Bruno Jacquelin, a representative of her foundation, confirmed that Bardot died at her home in southern France on Sunday (December 28) after being hospitalized last month but wouldn't give a cause of death and said no funeral or memorial services had yet been arranged, according to the Associated Press. Bardot gained international fame playing a teen bride in the 1956 movie And God Created Woman and appeared in more than two dozen films during the height of her film career.
Bardot's blonde hair, voluptuous figure and pouty demeanor made her one of France's most recognizable stars, having been chosen to be the model for 'Marianne,' the national emblem of France and the official Gallic seal in 1969, appearing on statues, postage stamps and coins.
"Her films, her voice, her dazzling glory, her initials, her sorrows, her generous passion for animals, her face that became Marianne, Brigitte Bardot embodied a life of freedom.

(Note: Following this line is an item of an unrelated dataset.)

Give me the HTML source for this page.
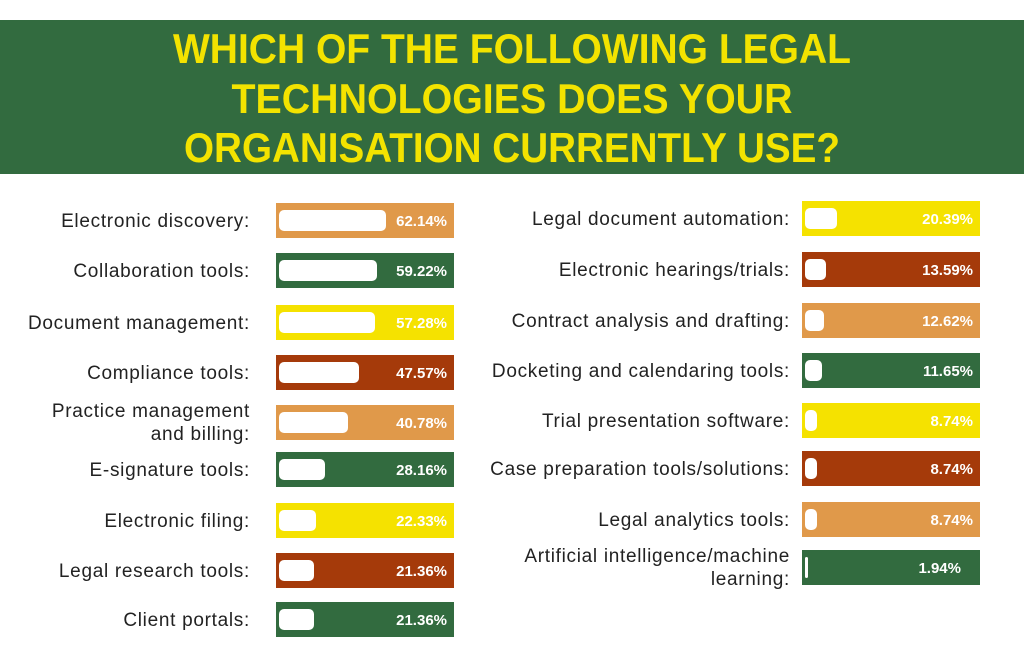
<!DOCTYPE html>
<html><head><meta charset="utf-8"><style>body{margin:0;background:#fff}svg{display:block}</style></head><body>
<svg width="1024" height="657" xmlns="http://www.w3.org/2000/svg" font-family="Liberation Sans, sans-serif">
<rect x="0" y="20" width="1024" height="154" fill="#326b3f"/>
<g fill="#f3e300" font-weight="bold" font-size="42" text-anchor="middle">
<text x="512" y="63" textLength="678" lengthAdjust="spacingAndGlyphs">WHICH OF THE FOLLOWING LEGAL</text>
<text x="512" y="113" textLength="561" lengthAdjust="spacingAndGlyphs">TECHNOLOGIES DOES YOUR</text>
<text x="512" y="162" textLength="656" lengthAdjust="spacingAndGlyphs">ORGANISATION CURRENTLY USE?</text>
</g>
<g font-size="19" letter-spacing="0.7" fill="#222" text-anchor="end">
<text x="250" y="227">Electronic discovery:</text>
<text x="250" y="277">Collaboration tools:</text>
<text x="250" y="329">Document management:</text>
<text x="250" y="379">Compliance tools:</text>
<text x="250" y="417">Practice management</text>
<text x="250" y="440">and billing:</text>
<text x="250" y="476">E-signature tools:</text>
<text x="250" y="527">Electronic filing:</text>
<text x="250" y="577">Legal research tools:</text>
<text x="250" y="626">Client portals:</text>
<text x="790" y="225">Legal document automation:</text>
<text x="790" y="276">Electronic hearings/trials:</text>
<text x="790" y="327">Contract analysis and drafting:</text>
<text x="790" y="377">Docketing and calendaring tools:</text>
<text x="790" y="427">Trial presentation software:</text>
<text x="790" y="475">Case preparation tools/solutions:</text>
<text x="790" y="526">Legal analytics tools:</text>
<text x="790" y="562">Artificial intelligence/machine</text>
<text x="790" y="585">learning:</text>
</g>
<g font-size="15" font-weight="bold" fill="#fff" text-anchor="end">
<rect x="276" y="203" width="178" height="35" fill="#e0994a"/><rect x="279" y="210" width="107" height="21" rx="5" fill="#fff"/><text x="447" y="226">62.14%</text>
<rect x="276" y="253" width="178" height="35" fill="#326b3f"/><rect x="279" y="260" width="98" height="21" rx="5" fill="#fff"/><text x="447" y="276">59.22%</text>
<rect x="276" y="305" width="178" height="35" fill="#f5e200"/><rect x="279" y="312" width="96" height="21" rx="5" fill="#fff"/><text x="447" y="328">57.28%</text>
<rect x="276" y="355" width="178" height="35" fill="#a53a0a"/><rect x="279" y="362" width="80" height="21" rx="5" fill="#fff"/><text x="447" y="378">47.57%</text>
<rect x="276" y="405" width="178" height="35" fill="#e0994a"/><rect x="279" y="412" width="69" height="21" rx="5" fill="#fff"/><text x="447" y="428">40.78%</text>
<rect x="276" y="452" width="178" height="35" fill="#326b3f"/><rect x="279" y="459" width="46" height="21" rx="5" fill="#fff"/><text x="447" y="475">28.16%</text>
<rect x="276" y="503" width="178" height="35" fill="#f5e200"/><rect x="279" y="510" width="37" height="21" rx="5" fill="#fff"/><text x="447" y="526">22.33%</text>
<rect x="276" y="553" width="178" height="35" fill="#a53a0a"/><rect x="279" y="560" width="35" height="21" rx="5" fill="#fff"/><text x="447" y="576">21.36%</text>
<rect x="276" y="602" width="178" height="35" fill="#326b3f"/><rect x="279" y="609" width="35" height="21" rx="5" fill="#fff"/><text x="447" y="625">21.36%</text>
<rect x="802" y="201" width="178" height="35" fill="#f5e200"/><rect x="805" y="208" width="32" height="21" rx="5" fill="#fff"/><text x="973" y="224">20.39%</text>
<rect x="802" y="252" width="178" height="35" fill="#a53a0a"/><rect x="805" y="259" width="21" height="21" rx="5" fill="#fff"/><text x="973" y="275">13.59%</text>
<rect x="802" y="303" width="178" height="35" fill="#e0994a"/><rect x="805" y="310" width="19" height="21" rx="5" fill="#fff"/><text x="973" y="326">12.62%</text>
<rect x="802" y="353" width="178" height="35" fill="#326b3f"/><rect x="805" y="360" width="17" height="21" rx="5" fill="#fff"/><text x="973" y="376">11.65%</text>
<rect x="802" y="403" width="178" height="35" fill="#f5e200"/><rect x="805" y="410" width="12" height="21" rx="5" fill="#fff"/><text x="973" y="426">8.74%</text>
<rect x="802" y="451" width="178" height="35" fill="#a53a0a"/><rect x="805" y="458" width="12" height="21" rx="5" fill="#fff"/><text x="973" y="474">8.74%</text>
<rect x="802" y="502" width="178" height="35" fill="#e0994a"/><rect x="805" y="509" width="12" height="21" rx="5" fill="#fff"/><text x="973" y="525">8.74%</text>
<rect x="802" y="550" width="178" height="35" fill="#326b3f"/><rect x="805" y="557" width="3" height="21" rx="1.5" fill="#fff"/><text x="961" y="573">1.94%</text>
</g>
</svg>
</body></html>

French existence, universal brilliance. She touched us. We mourn a legend of the century," said French president Emmanuel Macron on his X account.
Bardot retired from acting in 1973 at the age of 39 and spent her later years working as an animal rights activist, which included traveling to the Arctic to protest the slaughter of baby seals, as well as condemning the use of animals in laboratory experiments and Muslim slaughter rituals, receiving the Legion of Honor, France's highest recognition, for her activism in 1985.
“Man is an insatiable predator,” Bardot told the Associated Press on her 73rd birthday, in 2007. “I don’t care about my past glory. That means nothing in the face of an animal that suffers, since it has no power, no words to defend itself.”